What the task requires: Of the lines in this listing, how many contain the word "with"? Give the number and nothing else.
____________________
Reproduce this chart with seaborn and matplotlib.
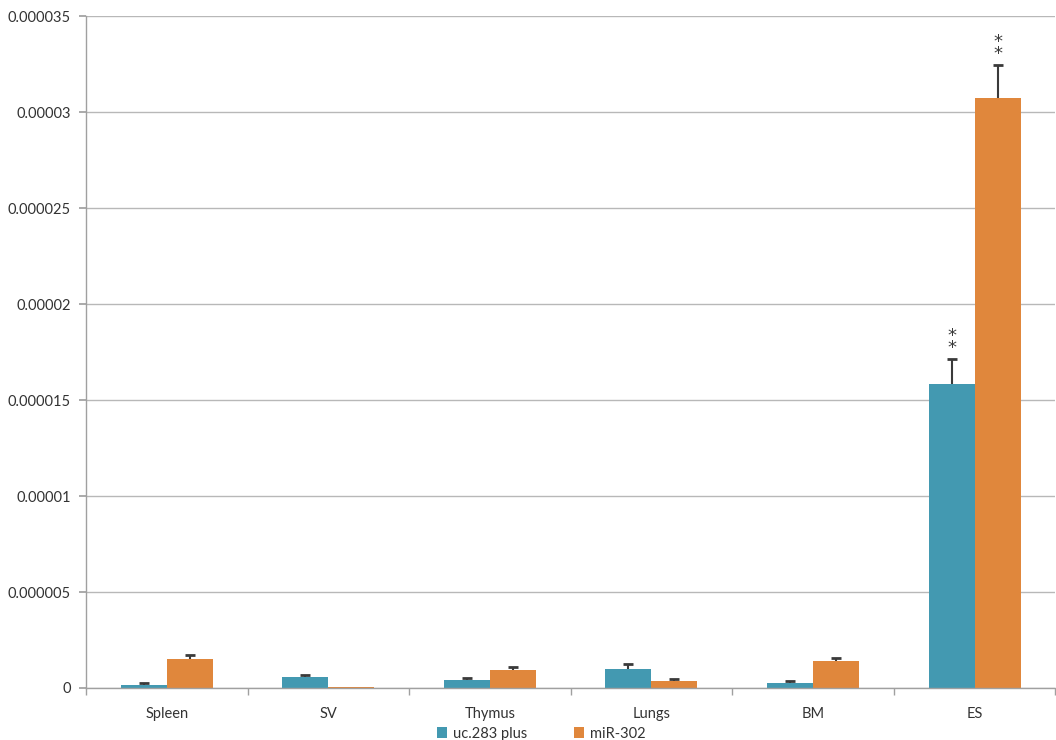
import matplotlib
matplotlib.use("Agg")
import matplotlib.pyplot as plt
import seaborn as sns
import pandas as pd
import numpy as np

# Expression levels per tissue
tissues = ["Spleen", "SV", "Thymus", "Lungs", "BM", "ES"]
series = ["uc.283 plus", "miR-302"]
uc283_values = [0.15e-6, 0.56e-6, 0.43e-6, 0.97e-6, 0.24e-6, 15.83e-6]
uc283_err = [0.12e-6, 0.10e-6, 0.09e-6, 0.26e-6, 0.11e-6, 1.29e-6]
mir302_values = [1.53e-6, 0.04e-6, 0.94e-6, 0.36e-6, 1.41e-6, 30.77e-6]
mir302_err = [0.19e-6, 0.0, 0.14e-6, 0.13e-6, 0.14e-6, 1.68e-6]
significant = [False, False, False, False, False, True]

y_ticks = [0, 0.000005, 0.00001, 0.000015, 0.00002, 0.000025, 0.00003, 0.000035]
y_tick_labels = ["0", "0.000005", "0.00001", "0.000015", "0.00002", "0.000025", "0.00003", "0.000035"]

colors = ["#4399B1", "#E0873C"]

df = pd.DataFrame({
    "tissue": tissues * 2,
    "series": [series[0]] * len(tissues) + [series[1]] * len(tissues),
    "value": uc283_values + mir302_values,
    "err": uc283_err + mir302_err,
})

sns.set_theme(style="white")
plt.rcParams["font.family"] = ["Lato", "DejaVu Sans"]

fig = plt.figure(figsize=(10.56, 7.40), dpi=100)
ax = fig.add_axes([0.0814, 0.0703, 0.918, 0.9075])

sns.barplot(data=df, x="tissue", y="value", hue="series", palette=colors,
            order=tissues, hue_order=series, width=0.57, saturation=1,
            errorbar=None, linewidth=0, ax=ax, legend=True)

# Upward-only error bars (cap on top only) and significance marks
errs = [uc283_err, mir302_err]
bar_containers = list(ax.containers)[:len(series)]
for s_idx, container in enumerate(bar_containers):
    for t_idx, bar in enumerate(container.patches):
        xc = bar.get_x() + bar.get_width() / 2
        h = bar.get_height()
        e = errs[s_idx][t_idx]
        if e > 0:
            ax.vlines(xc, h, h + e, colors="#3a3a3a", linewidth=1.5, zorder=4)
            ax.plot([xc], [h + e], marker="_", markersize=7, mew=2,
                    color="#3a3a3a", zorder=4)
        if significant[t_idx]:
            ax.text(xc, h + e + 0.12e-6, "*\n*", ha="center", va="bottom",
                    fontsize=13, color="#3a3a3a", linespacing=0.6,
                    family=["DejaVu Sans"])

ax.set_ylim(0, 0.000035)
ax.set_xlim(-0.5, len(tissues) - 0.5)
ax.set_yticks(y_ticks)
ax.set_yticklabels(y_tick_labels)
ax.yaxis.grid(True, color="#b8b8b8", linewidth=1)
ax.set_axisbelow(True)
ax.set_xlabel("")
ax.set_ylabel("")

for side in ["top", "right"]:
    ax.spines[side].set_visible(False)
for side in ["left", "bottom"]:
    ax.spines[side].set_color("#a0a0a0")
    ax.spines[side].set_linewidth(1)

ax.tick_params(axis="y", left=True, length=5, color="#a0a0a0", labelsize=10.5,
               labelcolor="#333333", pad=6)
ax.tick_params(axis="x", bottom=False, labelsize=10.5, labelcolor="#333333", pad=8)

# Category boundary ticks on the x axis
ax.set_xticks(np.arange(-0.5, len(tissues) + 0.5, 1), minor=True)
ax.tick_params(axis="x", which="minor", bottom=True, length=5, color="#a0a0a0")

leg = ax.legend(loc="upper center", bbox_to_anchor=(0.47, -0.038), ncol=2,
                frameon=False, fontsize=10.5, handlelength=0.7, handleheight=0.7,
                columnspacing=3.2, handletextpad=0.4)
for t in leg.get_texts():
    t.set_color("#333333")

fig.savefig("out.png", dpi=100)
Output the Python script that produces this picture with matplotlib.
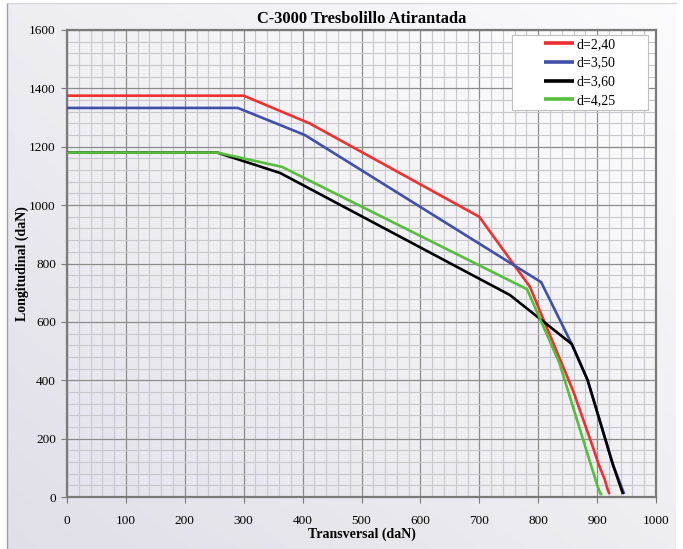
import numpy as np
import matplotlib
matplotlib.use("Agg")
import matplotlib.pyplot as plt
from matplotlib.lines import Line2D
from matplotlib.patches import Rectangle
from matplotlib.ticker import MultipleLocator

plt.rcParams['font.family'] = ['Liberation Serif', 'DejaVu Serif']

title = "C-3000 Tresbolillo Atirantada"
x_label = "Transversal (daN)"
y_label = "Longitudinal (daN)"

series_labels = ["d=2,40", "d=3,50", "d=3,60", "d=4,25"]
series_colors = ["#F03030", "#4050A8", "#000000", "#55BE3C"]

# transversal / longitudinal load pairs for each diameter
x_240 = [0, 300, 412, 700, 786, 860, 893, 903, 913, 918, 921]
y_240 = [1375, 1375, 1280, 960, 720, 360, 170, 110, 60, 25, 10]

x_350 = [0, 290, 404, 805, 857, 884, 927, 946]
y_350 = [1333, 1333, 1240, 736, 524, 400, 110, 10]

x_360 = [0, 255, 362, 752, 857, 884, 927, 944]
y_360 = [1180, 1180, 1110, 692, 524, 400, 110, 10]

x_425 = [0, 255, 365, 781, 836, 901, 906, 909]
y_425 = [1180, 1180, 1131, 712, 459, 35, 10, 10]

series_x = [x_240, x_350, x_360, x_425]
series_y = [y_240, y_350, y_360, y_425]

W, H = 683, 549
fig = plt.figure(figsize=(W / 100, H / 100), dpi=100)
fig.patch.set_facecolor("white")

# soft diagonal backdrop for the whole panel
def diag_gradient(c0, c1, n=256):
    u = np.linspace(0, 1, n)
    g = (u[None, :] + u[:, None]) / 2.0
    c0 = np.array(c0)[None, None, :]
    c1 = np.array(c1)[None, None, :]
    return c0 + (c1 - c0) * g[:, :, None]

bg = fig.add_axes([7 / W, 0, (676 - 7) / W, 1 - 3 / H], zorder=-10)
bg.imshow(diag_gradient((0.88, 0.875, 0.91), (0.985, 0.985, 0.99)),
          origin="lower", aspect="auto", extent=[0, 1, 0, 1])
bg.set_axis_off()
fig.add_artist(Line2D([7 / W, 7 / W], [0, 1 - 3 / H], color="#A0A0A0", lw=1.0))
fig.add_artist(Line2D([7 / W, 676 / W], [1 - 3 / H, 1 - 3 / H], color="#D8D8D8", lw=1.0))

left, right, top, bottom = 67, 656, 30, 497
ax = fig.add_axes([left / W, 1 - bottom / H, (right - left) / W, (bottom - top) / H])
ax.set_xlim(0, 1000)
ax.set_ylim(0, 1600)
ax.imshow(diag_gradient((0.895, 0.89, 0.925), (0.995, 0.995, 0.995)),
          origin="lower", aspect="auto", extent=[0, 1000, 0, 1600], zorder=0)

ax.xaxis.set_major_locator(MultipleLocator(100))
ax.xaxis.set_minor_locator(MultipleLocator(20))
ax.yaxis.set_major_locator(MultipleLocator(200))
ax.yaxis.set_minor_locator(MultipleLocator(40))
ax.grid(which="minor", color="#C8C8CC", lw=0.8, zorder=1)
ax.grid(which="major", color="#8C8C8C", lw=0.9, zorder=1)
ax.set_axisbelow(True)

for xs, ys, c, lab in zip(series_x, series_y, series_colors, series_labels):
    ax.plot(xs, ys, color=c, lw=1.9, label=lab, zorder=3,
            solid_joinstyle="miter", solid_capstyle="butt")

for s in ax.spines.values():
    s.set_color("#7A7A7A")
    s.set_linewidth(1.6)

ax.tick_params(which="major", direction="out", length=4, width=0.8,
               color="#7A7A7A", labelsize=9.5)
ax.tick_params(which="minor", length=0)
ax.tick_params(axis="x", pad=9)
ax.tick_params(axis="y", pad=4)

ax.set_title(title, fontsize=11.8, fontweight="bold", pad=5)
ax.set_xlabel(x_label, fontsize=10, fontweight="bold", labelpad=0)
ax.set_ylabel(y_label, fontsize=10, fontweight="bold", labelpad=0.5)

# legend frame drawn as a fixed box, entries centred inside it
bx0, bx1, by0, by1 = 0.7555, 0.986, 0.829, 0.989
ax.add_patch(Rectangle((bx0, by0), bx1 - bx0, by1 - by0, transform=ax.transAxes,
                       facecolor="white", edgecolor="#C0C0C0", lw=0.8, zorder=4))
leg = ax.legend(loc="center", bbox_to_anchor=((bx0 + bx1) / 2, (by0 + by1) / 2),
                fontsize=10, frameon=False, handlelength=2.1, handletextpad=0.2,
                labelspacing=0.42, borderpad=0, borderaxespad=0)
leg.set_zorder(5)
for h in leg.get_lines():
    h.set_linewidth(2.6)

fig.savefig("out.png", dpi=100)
____________________
Task result: 2